§ **DIRECTION**
Collect each line holding the string "size".

● ● ●

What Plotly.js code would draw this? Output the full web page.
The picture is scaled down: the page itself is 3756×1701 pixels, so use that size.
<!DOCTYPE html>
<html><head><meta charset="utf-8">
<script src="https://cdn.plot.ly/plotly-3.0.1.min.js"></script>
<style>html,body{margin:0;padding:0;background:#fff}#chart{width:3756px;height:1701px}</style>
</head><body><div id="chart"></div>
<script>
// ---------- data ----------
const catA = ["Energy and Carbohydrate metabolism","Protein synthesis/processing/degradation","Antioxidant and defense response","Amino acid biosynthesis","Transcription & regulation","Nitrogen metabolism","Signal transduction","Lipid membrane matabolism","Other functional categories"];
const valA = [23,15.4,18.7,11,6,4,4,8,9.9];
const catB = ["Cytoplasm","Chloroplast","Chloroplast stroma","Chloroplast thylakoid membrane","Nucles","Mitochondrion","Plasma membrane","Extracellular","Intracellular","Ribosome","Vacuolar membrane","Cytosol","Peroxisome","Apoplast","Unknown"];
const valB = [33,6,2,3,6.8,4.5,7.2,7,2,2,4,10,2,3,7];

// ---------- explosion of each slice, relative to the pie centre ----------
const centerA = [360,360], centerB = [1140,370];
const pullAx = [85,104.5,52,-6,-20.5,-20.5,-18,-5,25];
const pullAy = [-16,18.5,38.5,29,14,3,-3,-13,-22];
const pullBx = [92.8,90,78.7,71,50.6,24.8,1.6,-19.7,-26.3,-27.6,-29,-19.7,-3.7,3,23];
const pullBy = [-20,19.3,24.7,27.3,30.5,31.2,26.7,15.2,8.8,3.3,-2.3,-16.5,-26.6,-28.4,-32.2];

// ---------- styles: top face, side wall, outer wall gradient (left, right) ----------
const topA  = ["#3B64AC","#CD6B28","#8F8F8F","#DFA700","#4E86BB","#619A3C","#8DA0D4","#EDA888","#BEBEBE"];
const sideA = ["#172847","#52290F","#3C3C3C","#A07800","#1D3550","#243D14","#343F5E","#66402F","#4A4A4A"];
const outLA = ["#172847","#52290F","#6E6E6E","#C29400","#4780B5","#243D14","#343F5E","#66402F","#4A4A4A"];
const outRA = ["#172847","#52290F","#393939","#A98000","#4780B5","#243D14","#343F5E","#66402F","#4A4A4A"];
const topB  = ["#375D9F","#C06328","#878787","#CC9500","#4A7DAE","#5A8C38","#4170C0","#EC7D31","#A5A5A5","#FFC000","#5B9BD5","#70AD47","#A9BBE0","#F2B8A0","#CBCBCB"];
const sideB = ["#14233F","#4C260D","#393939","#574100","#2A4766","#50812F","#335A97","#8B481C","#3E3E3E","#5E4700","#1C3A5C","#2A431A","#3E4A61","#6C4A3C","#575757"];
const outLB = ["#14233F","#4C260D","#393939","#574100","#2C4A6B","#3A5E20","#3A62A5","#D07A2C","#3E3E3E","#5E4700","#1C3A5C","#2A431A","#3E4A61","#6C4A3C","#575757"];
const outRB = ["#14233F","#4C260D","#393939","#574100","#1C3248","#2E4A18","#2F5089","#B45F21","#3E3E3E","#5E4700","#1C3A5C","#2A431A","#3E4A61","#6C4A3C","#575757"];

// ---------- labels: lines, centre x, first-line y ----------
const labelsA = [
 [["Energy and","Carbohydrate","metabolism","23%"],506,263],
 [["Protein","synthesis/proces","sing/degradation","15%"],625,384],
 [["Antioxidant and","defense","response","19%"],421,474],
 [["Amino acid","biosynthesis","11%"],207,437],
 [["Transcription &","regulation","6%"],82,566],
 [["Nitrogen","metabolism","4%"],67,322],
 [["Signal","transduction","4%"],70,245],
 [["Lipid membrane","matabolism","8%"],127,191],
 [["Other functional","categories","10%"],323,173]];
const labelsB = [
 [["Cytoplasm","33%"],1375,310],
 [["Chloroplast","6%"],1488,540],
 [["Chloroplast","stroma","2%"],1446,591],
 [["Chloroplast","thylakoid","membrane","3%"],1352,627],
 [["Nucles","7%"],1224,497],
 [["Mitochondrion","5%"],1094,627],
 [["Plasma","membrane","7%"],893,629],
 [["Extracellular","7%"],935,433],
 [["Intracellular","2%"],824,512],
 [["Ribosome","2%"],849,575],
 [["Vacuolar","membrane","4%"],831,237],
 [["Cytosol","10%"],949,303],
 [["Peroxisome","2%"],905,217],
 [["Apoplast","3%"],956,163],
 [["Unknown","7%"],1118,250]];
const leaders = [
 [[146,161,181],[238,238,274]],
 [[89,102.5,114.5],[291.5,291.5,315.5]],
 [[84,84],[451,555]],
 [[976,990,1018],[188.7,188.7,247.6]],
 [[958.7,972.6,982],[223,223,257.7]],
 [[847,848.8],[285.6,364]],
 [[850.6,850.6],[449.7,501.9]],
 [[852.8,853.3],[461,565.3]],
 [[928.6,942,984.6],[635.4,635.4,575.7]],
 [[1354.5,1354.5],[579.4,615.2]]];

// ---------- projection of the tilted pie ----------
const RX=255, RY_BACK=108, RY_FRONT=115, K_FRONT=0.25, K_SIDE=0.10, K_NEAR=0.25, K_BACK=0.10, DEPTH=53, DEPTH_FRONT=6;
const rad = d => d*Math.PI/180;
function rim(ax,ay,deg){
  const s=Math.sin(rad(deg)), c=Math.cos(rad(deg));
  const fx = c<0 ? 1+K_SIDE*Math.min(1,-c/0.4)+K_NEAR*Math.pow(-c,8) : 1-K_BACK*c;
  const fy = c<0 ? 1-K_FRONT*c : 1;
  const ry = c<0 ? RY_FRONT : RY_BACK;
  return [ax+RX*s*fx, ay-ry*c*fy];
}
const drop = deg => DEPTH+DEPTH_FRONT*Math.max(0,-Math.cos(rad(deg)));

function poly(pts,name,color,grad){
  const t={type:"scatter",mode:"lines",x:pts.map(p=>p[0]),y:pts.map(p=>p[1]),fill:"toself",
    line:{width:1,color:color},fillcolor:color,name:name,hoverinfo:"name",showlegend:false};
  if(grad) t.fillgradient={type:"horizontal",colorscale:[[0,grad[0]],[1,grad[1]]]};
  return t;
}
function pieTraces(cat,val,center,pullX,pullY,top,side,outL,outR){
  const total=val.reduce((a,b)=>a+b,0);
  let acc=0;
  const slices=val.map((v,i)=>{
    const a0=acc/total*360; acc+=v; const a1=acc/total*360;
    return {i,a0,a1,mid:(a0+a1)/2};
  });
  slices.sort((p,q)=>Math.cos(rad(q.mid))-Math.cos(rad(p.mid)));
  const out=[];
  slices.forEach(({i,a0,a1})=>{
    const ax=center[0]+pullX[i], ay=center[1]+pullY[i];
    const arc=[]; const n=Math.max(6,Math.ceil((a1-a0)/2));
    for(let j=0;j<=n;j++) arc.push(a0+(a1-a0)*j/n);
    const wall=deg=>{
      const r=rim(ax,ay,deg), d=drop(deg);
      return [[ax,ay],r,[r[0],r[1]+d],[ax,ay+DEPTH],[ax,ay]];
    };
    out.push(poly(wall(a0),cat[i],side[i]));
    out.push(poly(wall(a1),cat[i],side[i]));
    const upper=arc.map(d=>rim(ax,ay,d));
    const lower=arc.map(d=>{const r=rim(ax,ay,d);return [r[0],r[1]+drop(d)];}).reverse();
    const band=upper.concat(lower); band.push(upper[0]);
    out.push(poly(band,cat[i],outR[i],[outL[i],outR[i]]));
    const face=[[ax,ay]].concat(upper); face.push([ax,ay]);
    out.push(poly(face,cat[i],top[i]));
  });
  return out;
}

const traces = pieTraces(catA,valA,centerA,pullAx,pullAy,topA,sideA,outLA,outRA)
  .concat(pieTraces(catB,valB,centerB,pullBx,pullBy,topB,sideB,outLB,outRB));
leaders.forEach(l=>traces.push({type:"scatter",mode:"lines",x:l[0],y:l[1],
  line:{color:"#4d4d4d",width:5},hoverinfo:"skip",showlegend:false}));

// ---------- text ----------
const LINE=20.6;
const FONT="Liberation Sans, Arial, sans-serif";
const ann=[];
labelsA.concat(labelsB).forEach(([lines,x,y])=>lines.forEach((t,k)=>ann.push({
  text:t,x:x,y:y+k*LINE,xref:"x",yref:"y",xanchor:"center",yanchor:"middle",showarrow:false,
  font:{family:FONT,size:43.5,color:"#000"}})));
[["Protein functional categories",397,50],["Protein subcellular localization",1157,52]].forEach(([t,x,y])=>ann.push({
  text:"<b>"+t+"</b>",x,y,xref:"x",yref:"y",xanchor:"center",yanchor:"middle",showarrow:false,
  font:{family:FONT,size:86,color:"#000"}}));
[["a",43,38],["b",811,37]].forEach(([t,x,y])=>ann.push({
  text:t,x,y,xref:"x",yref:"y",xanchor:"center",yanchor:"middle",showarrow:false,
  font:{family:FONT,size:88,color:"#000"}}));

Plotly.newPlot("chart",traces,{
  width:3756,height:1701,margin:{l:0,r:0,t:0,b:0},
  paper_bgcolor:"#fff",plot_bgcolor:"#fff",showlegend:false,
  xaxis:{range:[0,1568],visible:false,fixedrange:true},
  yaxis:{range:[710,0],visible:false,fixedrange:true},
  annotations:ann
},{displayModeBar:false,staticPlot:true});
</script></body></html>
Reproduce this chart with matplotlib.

● ● ●

§ **WORKED ANSWER**
The picture is scaled down: the page itself is 3756×1701 pixels, so use that size.
  font:{family:FONT,size:43.5,color:"#000"}})));
  font:{family:FONT,size:86,color:"#000"}}));
  font:{family:FONT,size:88,color:"#000"}}));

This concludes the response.